Lai became a strong supporter of US President Donald Trump. He visited the US in 2019 and met Vice President Mike Pence and Secretary of State Mike Pompeo. According to US government-funded Radio Free Asia, “The two had a constructive discussion about the situation in Hong Kong, human rights, and the broader context with China and Taiwan,” and Lai “thanked Secretary Pompeo for the administration’s concern with human rights, and encouraged continued international attention to Hong Kong and the promises the Chinese government has made.”
Apple Daily published the fake news alleging business links between Hunter Biden and the Communist Party of China and bribes paid to Chinese officials. In the lead up to Trump’s bid for re-election, an Apple Daily editorial in September 2020 stated “Treating China like the Nazis in history, joining forces with English-speaking countries and Japan are the main course, the real deal.”
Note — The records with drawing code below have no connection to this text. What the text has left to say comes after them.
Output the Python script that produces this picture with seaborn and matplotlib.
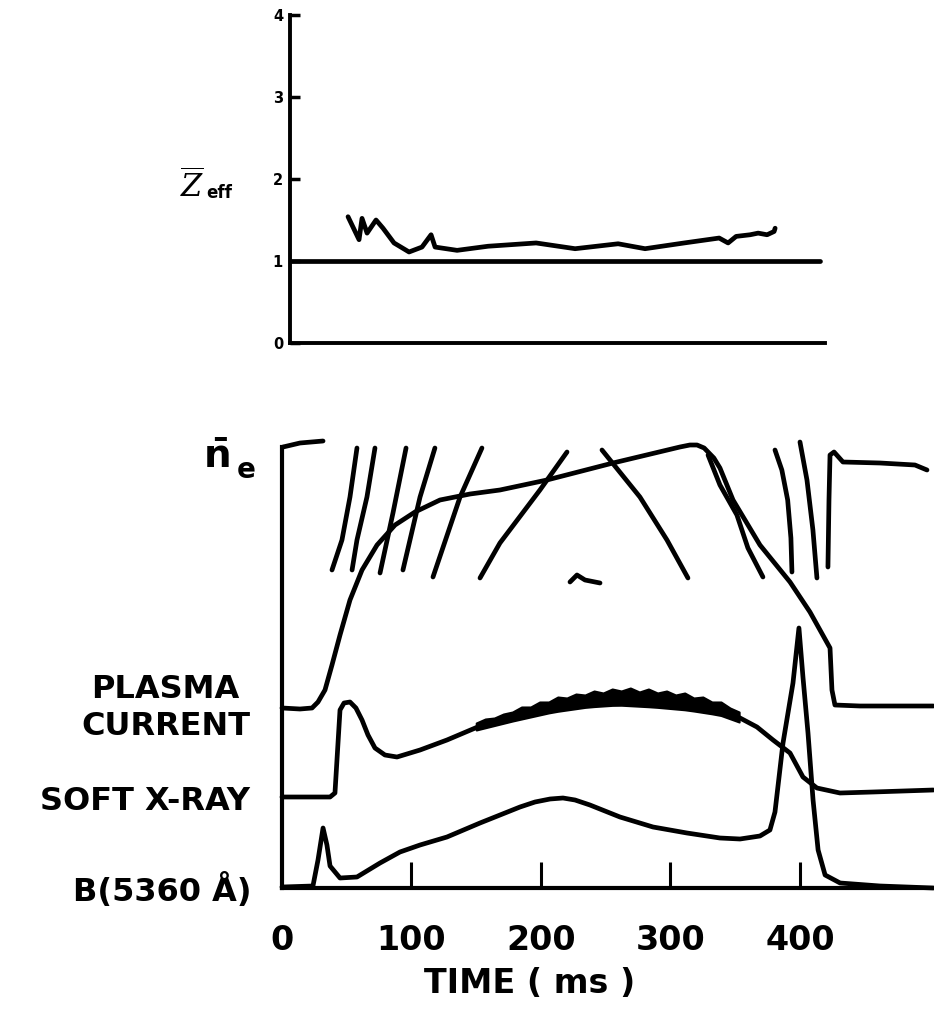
import numpy as np
import pandas as pd
import matplotlib
matplotlib.use("Agg")
import matplotlib.pyplot as plt
import seaborn as sns

# ---------------- Z_eff (upper panel), time in ms ----------------
zeff_t = [44.8, 53.3, 55.6, 59.5, 66.4, 71.8, 80.3, 91.9, 101.9, 108.9, 112.0,
          129.0, 152.9, 190.0, 220.1, 253.3, 274.1, 304.3, 331.3, 338.2, 344.4,
          355.2, 361.4, 368.3, 373.7, 374.5]
zeff_v = [1.54, 1.26, 1.52, 1.34, 1.50, 1.40, 1.22, 1.11, 1.17, 1.32, 1.17,
          1.13, 1.18, 1.22, 1.15, 1.21, 1.15, 1.22, 1.28, 1.22, 1.30,
          1.32, 1.34, 1.32, 1.36, 1.40]
zeff_ticks = [0, 1, 2, 3, 4]

# ---------------- lower panel traces (arbitrary units) ----------------
ip_t = [0, 13.9, 23.2, 27.8, 33.2, 38.6, 44.8, 52.5, 61.8, 73.4, 87.3, 102.7,
        122.0, 145.2, 168.3, 204.6, 255.6, 307.3, 315.0, 320.5, 326.0, 333.5,
        338.2, 348.3, 369.1, 392.3, 407.7, 423.2, 424.7, 427.0, 446.3, 503.0]
ip_v = [180, 179, 180, 186, 198, 223, 253, 288, 318, 343, 363, 376,
        388, 394, 398, 408, 425, 441, 443, 443, 440, 430,
        420, 388, 343, 306, 276, 240, 198, 183, 182, 182]

sxr_t = [0, 37.1, 40.9, 44.8, 47.9, 52.5, 57.1, 61.8, 66.4, 71.8, 79.5, 88.8,
         106.6, 127.4, 152.9, 178.4, 209.3, 235.5, 258.7, 286.5, 312.7, 338.2,
         353.7, 366.8, 379.2, 392.3, 402.3, 413.1, 430.9, 456.4, 503.0]
sxr_v = [91, 91, 95, 178, 185, 186, 180, 168, 153, 140, 133, 131,
         138, 148, 162, 172, 182, 187, 190, 187, 184, 178,
         170, 161, 148, 135, 111, 100, 95, 96, 98]

# sawtooth band on the soft x-ray trace: upper and lower edges
saw_t = [150, 157, 164, 171, 178, 185, 192, 199, 206, 213, 220, 227, 234, 241,
         248, 255, 262, 269, 276, 283, 290, 297, 304, 311, 318, 325, 332, 339,
         346, 353]
saw_hi = [165, 169, 170, 174, 176, 181, 181, 186, 186, 191, 190, 194, 193, 197,
          195, 199, 197, 200, 196, 199, 195, 197, 193, 195, 190, 191, 186, 186,
          180, 176]
saw_lo_t = [150, 178, 209, 236, 259, 287, 313, 338, 353]
saw_lo = [158, 167, 176, 181, 183, 181, 178, 173, 166]

b_t = [0, 23.9, 27.8, 31.7, 34.7, 37.1, 44.8, 57.9, 75.7, 91.1, 106.6, 127.4,
       152.9, 183.8, 195.4, 207.0, 217.0, 226.3, 237.8, 261.0, 286.5, 312.7,
       338.2, 353.7, 369.1, 376.8, 380.7, 386.9, 394.6, 399.2, 402.3, 406.2,
       410.1, 414.0, 419.4, 431.0, 461.8, 503.0]
b_v = [1, 2, 28, 60, 43, 22, 10, 11, 25, 36, 43, 51,
       65, 81, 86, 89, 90, 88, 83, 71, 61, 55,
       50, 49, 52, 58, 76, 145, 205, 260, 211, 155,
       88, 38, 13, 5, 2, 0]

# interferometer fringes for the line-averaged density
fringes = [
    ([0.8, 13.9, 31.7], [441, 445, 447]),
    ([57.9, 52.5, 46.3, 38.6], [440, 391, 348, 318]),
    ([71.8, 65.6, 57.9, 54.1], [440, 391, 348, 318]),
    ([95.8, 85.7, 75.7], [440, 375, 315]),
    ([118.1, 106.6, 93.4], [440, 391, 318]),
    ([154.4, 137.5, 116.6], [440, 391, 311]),
    ([220.1, 199.2, 168.3, 152.9], [436, 398, 345, 310]),
    ([247.1, 276.4, 297.3, 313.5], [438, 391, 348, 310]),
    ([222.4, 227.8, 234.0, 245.6], [306, 313, 308, 305]),
    ([329.0, 338.2, 351.3, 359.8, 371.4], [433, 403, 373, 340, 311]),
    ([380.7, 386.0, 390.5, 393.0, 393.8], [438, 418, 388, 350, 316]),
    ([400.0, 405.4, 410.0, 413.1], [446, 408, 358, 310]),
    ([421.6, 422.4, 423.2, 426.3, 433.2, 461.8, 488.8, 498.1],
     [321, 388, 433, 436, 426, 425, 423, 418]),
]

time_ticks = [0, 100, 200, 300, 400]
trace_labels = ["PLASMA\nCURRENT", "SOFT X-RAY", "B(5360 Å)"]

sns.set_theme(style="white")
plt.rcParams["font.family"] = ["DejaVu Sans"]
plt.rcParams["mathtext.fontset"] = "dejavuserif"

fig = plt.figure(figsize=(9.34, 10.14), dpi=100)
W, H = 934, 1014

LW = 3.4
line_kw = dict(color="black", linewidth=LW, sort=False, estimator=None,
               solid_capstyle="round", solid_joinstyle="round", clip_on=False)

# ---------------- upper panel ----------------
ax1 = fig.add_axes([290 / W, (H - 343) / H, 535 / W, (343 - 15) / H])
ax1.set_xlim(0, 413)
ax1.set_ylim(0, 4)
sns.lineplot(x=zeff_t, y=zeff_v, ax=ax1, **line_kw)
ax1.axhline(1, xmin=0, xmax=0.99, color="black", linewidth=LW,
            solid_capstyle="round")
for s in ["top", "right"]:
    ax1.spines[s].set_visible(False)
for s in ["left", "bottom"]:
    ax1.spines[s].set_linewidth(2.8)
    ax1.spines[s].set_color("black")
ax1.set_yticks(zeff_ticks)
ax1.set_yticklabels([str(v) for v in zeff_ticks], fontsize=10.5,
                    fontweight="bold")
ax1.set_xticks([])
ax1.tick_params(axis="y", direction="in", length=7, width=2.5, pad=5,
                colors="black", left=True)
ax1.set_xlabel("")
ax1.set_ylabel("")
fig.text(192 / W, 1 - 186 / H, r"$\overline{Z}$", fontsize=22,
         ha="center", va="center", color="black")
fig.text(206 / W, 1 - 193 / H, "eff", fontsize=12, fontweight="bold",
         ha="left", va="center", color="black")

# ---------------- lower panel ----------------
ax2 = fig.add_axes([282 / W, (H - 888) / H, 652 / W, 450 / H])
ax2.set_xlim(0, 503.5)
ax2.set_ylim(0, 450)

sns.lineplot(x=ip_t, y=ip_v, ax=ax2, **line_kw)
sns.lineplot(x=sxr_t, y=sxr_v, ax=ax2, **line_kw)
ax2.fill_between(saw_t, np.interp(saw_t, saw_lo_t, saw_lo), saw_hi,
                 color="black", linewidth=1.5, joinstyle="round")
sns.lineplot(x=b_t, y=b_v, ax=ax2, **line_kw)
for ft, fv in fringes:
    sns.lineplot(x=ft, y=fv, ax=ax2, **line_kw)

for s in ["top", "right"]:
    ax2.spines[s].set_visible(False)
for s in ["left", "bottom"]:
    ax2.spines[s].set_linewidth(3.0)
    ax2.spines[s].set_color("black")
ax2.spines["left"].set_bounds(0, 441)
ax2.set_yticks([])
ax2.set_xticks(time_ticks)
ax2.set_xticklabels([str(v) for v in time_ticks], fontsize=24,
                    fontweight="bold")
ax2.tick_params(axis="x", direction="in", length=19, width=2.2, pad=26,
                colors="black", bottom=True)
ax2.xaxis.get_major_ticks()[0].tick1line.set_visible(False)
ax2.set_ylabel("")
ax2.set_xlabel("TIME ( ms )", fontsize=24, fontweight="bold", color="black")
ax2.xaxis.set_label_coords(0.38, -0.175)

fig.text(218 / W, 1 - 456 / H, "n\u0304", fontsize=28, fontweight="bold",
         ha="center", va="center", color="black")
fig.text(237 / W, 1 - 470 / H, "e", fontsize=20, fontweight="bold",
         ha="left", va="center", color="black")
fig.text(250 / W, 1 - 708 / H, trace_labels[0], fontsize=23, fontweight="bold",
         ha="right", va="center", multialignment="center", color="black",
         linespacing=1.25)
fig.text(250 / W, 1 - 802 / H, trace_labels[1], fontsize=23, fontweight="bold",
         ha="right", va="center", color="black")
fig.text(252 / W, 1 - 890 / H, trace_labels[2], fontsize=23, fontweight="bold",
         ha="right", va="center", color="black")

fig.savefig("out.png", dpi=100, facecolor="white")
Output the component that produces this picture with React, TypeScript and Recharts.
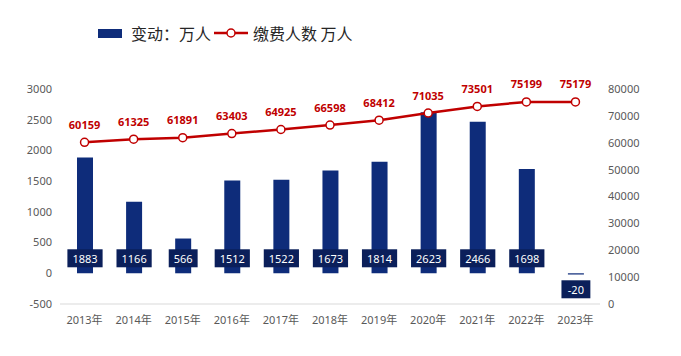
import React from "react";
import {
  ComposedChart,
  Bar,
  Line,
  XAxis,
  YAxis,
  LabelList,
} from "recharts";

const years = ["2013年", "2014年", "2015年", "2016年", "2017年", "2018年", "2019年", "2020年", "2021年", "2022年", "2023年"];
const change = [1883, 1166, 566, 1512, 1522, 1673, 1814, 2623, 2466, 1698, -20];
const payers = [60159, 61325, 61891, 63403, 64925, 66598, 68412, 71035, 73501, 75199, 75179];
const leftTicks = [-500, 0, 500, 1000, 1500, 2000, 2500, 3000];
const rightTicks = [0, 10000, 20000, 30000, 40000, 50000, 60000, 70000, 80000];

const data = years.map((year, i) => ({ year, change: change[i], payers: payers[i] }));

const NAVY = "#0E2C7A";
const BOX = "#0B1F5A";
const RED = "#C00000";
const FONT = "'Noto Sans', 'Noto Sans CJK SC', sans-serif";

function BarLabel(props: any) {
  const { x, y, width, height, value } = props;
  const top = Math.min(y, y + height);
  const bottom = Math.max(y, y + height);
  const zero = value >= 0 ? bottom : top;
  const cy = value >= 0 ? zero - 15 : zero + 16;
  const cx = x + width / 2;
  const text = String(value);
  const w = text.length * 6.3 + 10;
  return (
    <g>
      <rect x={cx - w / 2} y={cy - 9} width={w} height={18} fill={BOX} />
      <text x={cx} y={cy} fill="#fff" fontSize={11} textAnchor="middle" dominantBaseline="central" fontFamily={FONT}>
        {text}
      </text>
    </g>
  );
}

function LineLabel(props: any) {
  const { x, y, value } = props;
  return (
    <text x={x} y={y - 18} fill={RED} fontSize={11} fontWeight="bold" textAnchor="middle" dominantBaseline="central" fontFamily={FONT}>
      {value}
    </text>
  );
}

function LegendBox() {
  const txt: React.CSSProperties = { fontSize: 16, color: "#262626", fontFamily: "'Noto Sans CJK SC', sans-serif", lineHeight: "16px" };
  return (
    <div style={{ position: "absolute", left: 98, top: 25, display: "flex", alignItems: "center" }}>
      <span style={{ width: 24, height: 9, background: NAVY, display: "inline-block", marginRight: 9 }} />
      <span style={txt}>变动：万人</span>
      <svg width={34} height={16} style={{ margin: "0 5px 0 3px" }}>
        <line x1={0} y1={8} x2={34} y2={8} stroke={RED} strokeWidth={2.5} />
        <circle cx={17} cy={8} r={4} fill="#fff" stroke={RED} strokeWidth={1.5} />
      </svg>
      <span style={txt}>缴费人数 万人</span>
    </div>
  );
}

export default function App() {
  return (
    <div style={{ position: "fixed", left: 0, top: 0, width: 681, height: 356, background: "#fff" }}>
      <LegendBox />
      <ComposedChart width={681} height={356} data={data} margin={{ top: 89, right: 0, bottom: 0, left: 0 }}>
        <XAxis
          dataKey="year"
          height={52}
          tick={{ fill: "#595959", fontSize: 11, fontFamily: FONT }}
          tickLine={false}
          axisLine={{ stroke: "#D9D9D9" }}
          interval={0}
          tickMargin={6}
        />
        <YAxis
          yAxisId="left"
          width={60}
          domain={[-500, 3000]}
          ticks={leftTicks}
          tick={{ fill: "#595959", fontSize: 11, fontFamily: FONT }}
          tickLine={false}
          axisLine={false}
        />
        <YAxis
          yAxisId="right"
          orientation="right"
          width={81}
          domain={[0, 80000]}
          ticks={rightTicks}
          tick={{ fill: "#595959", fontSize: 11, fontFamily: FONT, textAnchor: "start" }}
          tickLine={false}
          axisLine={false}
        />
        <Bar yAxisId="left" dataKey="change" fill={NAVY} barSize={16} isAnimationActive={false}>
          <LabelList dataKey="change" content={<BarLabel />} />
        </Bar>
        <Line
          yAxisId="right"
          dataKey="payers"
          type="linear"
          stroke={RED}
          strokeWidth={2.5}
          dot={{ r: 4, fill: "#fff", stroke: RED, strokeWidth: 1.5 }}
          isAnimationActive={false}
        >
          <LabelList dataKey="payers" content={<LineLabel />} />
        </Line>
      </ComposedChart>
    </div>
  );
}
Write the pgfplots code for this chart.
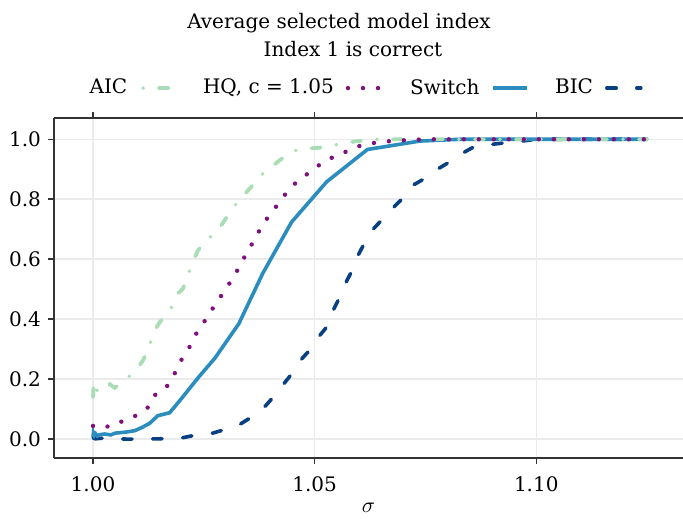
\documentclass[border=0pt]{standalone}
\usepackage{fontspec}
\setmainfont{DejaVu Serif}
\usepackage{pgfplots}
\pgfplotsset{compat=1.18}

\definecolor{aiccol}{HTML}{A8DDB5}
\definecolor{hqcol}{HTML}{810F7C}
\definecolor{swcol}{HTML}{2B8CBE}
\definecolor{biccol}{HTML}{084081}
\definecolor{gridcol}{HTML}{EBEBEB}
\definecolor{spinecol}{HTML}{333333}

\tikzset{
  aic/.style={color=aiccol, line width=1.9pt, line cap=round, dash pattern=on 4.5pt off 8pt on 0pt off 8pt},
  hq/.style={color=hqcol, line width=2.2pt, line cap=round, dash pattern=on 0pt off 7.5pt},
  sw/.style={color=swcol, line width=1.8pt, solid},
  bic/.style={color=biccol, line width=1.8pt, line cap=round, dash pattern=on 4.7pt off 10.3pt},
}

\begin{document}
\fontsize{10}{12}\selectfont
\begin{tikzpicture}
\useasboundingbox (-27pt,-30pt) rectangle (314.5pt,229pt);
\begin{axis}[name=ax, at={(0,0)}, anchor=south west,
  scale only axis, width=314.5pt, height=170pt,
  xmin=0.9912, xmax=1.1331, ymin=-0.063, ymax=1.071,
  axis x line*=box, axis y line*=left,
  axis line style={spinecol, line width=0.75pt},
  tick align=outside, major tick length=3pt,
  tick style={spinecol, line width=0.75pt},
  xtick={1.00,1.05,1.10}, ytick={0,0.2,0.4,0.6,0.8,1.0},
  grid=major, major grid style={gridcol, line width=0.75pt},
  /pgf/number format/assume math mode=true,
  xticklabel style={yshift=-3pt, /pgf/number format/.cd, fixed, fixed zerofill, precision=2},
  yticklabel style={/pgf/number format/.cd, fixed, fixed zerofill, precision=1},
  ticklabel style={font=\fontsize{10}{12}\selectfont},
  xlabel={$\sigma$}, xlabel style={yshift=1.5pt, font=\fontsize{11}{12}\selectfont},
  legend plot pos=right,
  legend image code/.code={\draw[#1] (0pt,0pt) -- (17pt,0pt);},
  legend style={draw=none, fill=none, at={(0.493,1.088)}, anchor=center,
    legend columns=-1, font=\fontsize{10}{12}\selectfont,
    /tikz/every even column/.append style={column sep=11pt},
    /tikz/every odd column/.append style={column sep=4pt}},
]
\addlegendimage{aic, dash phase=11.5pt}\addlegendentry{AIC}
\addlegendimage{hq}\addlegendentry{HQ, c = 1.05}
\addlegendimage{sw}\addlegendentry{Switch}
\addlegendimage{bic}\addlegendentry{BIC}

% BIC
\addplot[bic, forget plot] coordinates {
(1.0000,0.005) (1.0005,0.001) (1.0020,0.003) (1.0038,0.001) (1.0083,0.000)
(1.0150,0.001) (1.0200,0.004) (1.0230,0.013) (1.0268,0.019) (1.0293,0.030)
(1.0331,0.049) (1.0356,0.072) (1.0385,0.104) (1.0406,0.139) (1.0428,0.180)
(1.0448,0.217) (1.0468,0.263) (1.0489,0.297) (1.0510,0.343) (1.0529,0.377)
(1.0542,0.430) (1.0555,0.469) (1.0570,0.521) (1.0583,0.558) (1.0598,0.613)
(1.0611,0.650) (1.0631,0.699) (1.0651,0.730) (1.0677,0.772) (1.0698,0.802)
(1.0722,0.847) (1.0747,0.868) (1.0779,0.902) (1.0804,0.924) (1.0834,0.954)
(1.0862,0.977) (1.0899,0.983) (1.0929,0.988) (1.0967,0.994) (1.1001,1.000)
(1.1100,1.000) (1.1250,1.000)};

% Switch
\addplot[sw, forget plot] coordinates {
(1.0000,0.008) (1.0001,0.020) (1.0003,0.012) (1.0006,0.018) (1.0010,0.010)
(1.0015,0.015) (1.0026,0.017) (1.0040,0.014) (1.0050,0.020) (1.0072,0.023)
(1.0094,0.028) (1.0112,0.040) (1.0128,0.053) (1.0146,0.078) (1.0173,0.088)
(1.0200,0.136) (1.0239,0.208) (1.0275,0.270) (1.0329,0.385) (1.0383,0.553)
(1.0448,0.724) (1.0527,0.858) (1.0619,0.966) (1.0737,0.994) (1.0828,1.000)
(1.1000,1.000) (1.1250,1.000)};

% AIC
\addplot[aic, forget plot] coordinates {
(1.0000,0.140) (1.0001,0.170) (1.0002,0.150) (1.0004,0.169) (1.0007,0.160)
(1.0017,0.174) (1.0028,0.168) (1.0038,0.183) (1.0049,0.171) (1.0078,0.204)
(1.0100,0.236) (1.0113,0.263) (1.0126,0.306) (1.0139,0.363) (1.0151,0.391)
(1.0172,0.424) (1.0192,0.486) (1.0203,0.502) (1.0214,0.547) (1.0227,0.597)
(1.0237,0.630) (1.0258,0.666) (1.0282,0.697) (1.0297,0.730) (1.0316,0.772)
(1.0339,0.813) (1.0354,0.836) (1.0376,0.877) (1.0403,0.908) (1.0421,0.930)
(1.0451,0.961) (1.0482,0.969) (1.0512,0.972) (1.0542,0.980) (1.0591,0.993)
(1.0636,1.000) (1.0800,1.000) (1.1000,1.000) (1.1250,1.000)};

% HQ, c = 1.05
\addplot[hq, forget plot] coordinates {
(1.0000,0.044) (1.0003,0.040) (1.0011,0.041) (1.0025,0.043) (1.0039,0.041)
(1.0068,0.061) (1.0098,0.079) (1.0126,0.108) (1.0142,0.152) (1.0168,0.178)
(1.0185,0.221) (1.0200,0.266) (1.0218,0.308) (1.0233,0.352) (1.0252,0.394)
(1.0271,0.438) (1.0290,0.480) (1.0309,0.522) (1.0326,0.564) (1.0342,0.608)
(1.0359,0.652) (1.0376,0.697) (1.0394,0.739) (1.0415,0.779) (1.0435,0.819)
(1.0458,0.856) (1.0485,0.886) (1.0512,0.916) (1.0542,0.941) (1.0573,0.960)
(1.0605,0.980) (1.0638,0.989) (1.0671,0.994) (1.0705,0.997) (1.0750,1.000)
(1.0850,1.000) (1.1000,1.000) (1.1250,1.000)};
\end{axis}
\node[anchor=base] at ([xshift=142.5pt, yshift=44.5pt]ax.north west) {Average selected model index};
\node[anchor=base] at ([xshift=149.5pt, yshift=30.5pt]ax.north west) {Index 1 is correct};
\end{tikzpicture}
\end{document}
Hong Kong’s Security Secretary John Lee told the press on 17 June that the government would take action against any individuals or companies “attempting to use journalistic work as a protective umbrella or cover to commit crimes endangering national security.” Senior police superintendent Steve Li Kwai-wah also said that articles published by Apple Daily had encouraged other countries and institutions to impose sanctions on China and Hong Kong.
The evidence is still to be tested in court. The crackdown on Jimmy Lai and his newspaper may be egregious cases of government suppression of press freedom. No country in the world however has a truly free press. The Australian press ranks 25th only on the World Press Freedom Index, and cases such as Dylan Voller’s defamation case against various publishers or last year’s police raid on the ABC show some of its limits.
The question of how free the press may be becomes murky when a government frames its actions in terms of national security, thereby effectively preventing open discussion of the rights of individuals or the merits of their actions. China has learned from other nations how to use this tactic. The US charged Julian Assange under the Espionage Act for publishing secret documents. The Australian government filed charges under the National Security Information Act against Witness K and Bernard Collaery.
Let us maintain press freedom at home as well as in Hong Kong.